After being placed in care, I lived in approximately six foster homes within a 3-4 year period until I turned 16 years old. At age 16, I was eligible for a program offered by Choices for Youth. Although I did not know it at that point, this program was the definitive turning point in my young life. Through this program, I was paired up with another young person from a similar background and lived with the assistance of two amazing youth care workers. Choices for Youth provided the stability and empowerment I needed and they allowed me to reach my potential.

After I aged out of care at 21, I was abruptly severed from the only support system (financial and social) that I had ever known. I was in the midst of a three-year college program and was suddenly on my own. Fortunately, I had learned how to budget and be resourceful through the program at Choices for Youth. Ultimately, I graduated college with a three-year diploma in Computer Studies (Management Information Systems). I later went on to complete a Business Administration diploma from community college, a Bachelor of Commerce (General Management) and am currently nearing completion of a Master of Health Evaluation from the University of Waterloo.  I always knew that education was my ‘ticket out’ and enjoyed learning based on that premise.

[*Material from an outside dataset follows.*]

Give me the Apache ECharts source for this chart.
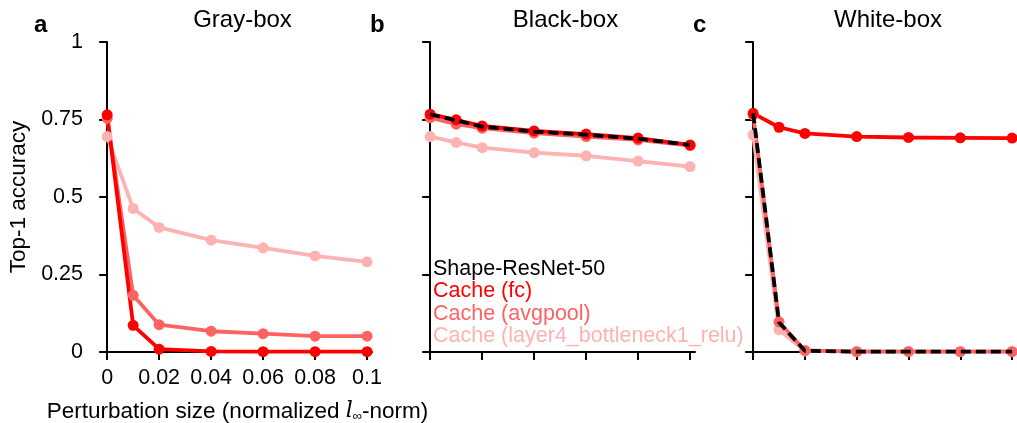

Currently, I work as a Policy, Planning and Research Analyst with the Department of Health and Community Services. I have worked with the Government of Newfoundland and Labrador since 2010.  Like most aspects of my life, things did not come easily and I had to gradually work my way up from a Clerk Typist position while studying in the evenings for university courses.

Though I am in a much better life situation today, I still have issues as a result of this childhood trauma, but I am working on those and continuing to grow as a person. Life is a journey after all rather than a destination. In closing, I would like to share a quote by Mahatma Gandi; “Adversity is the mother of progress.”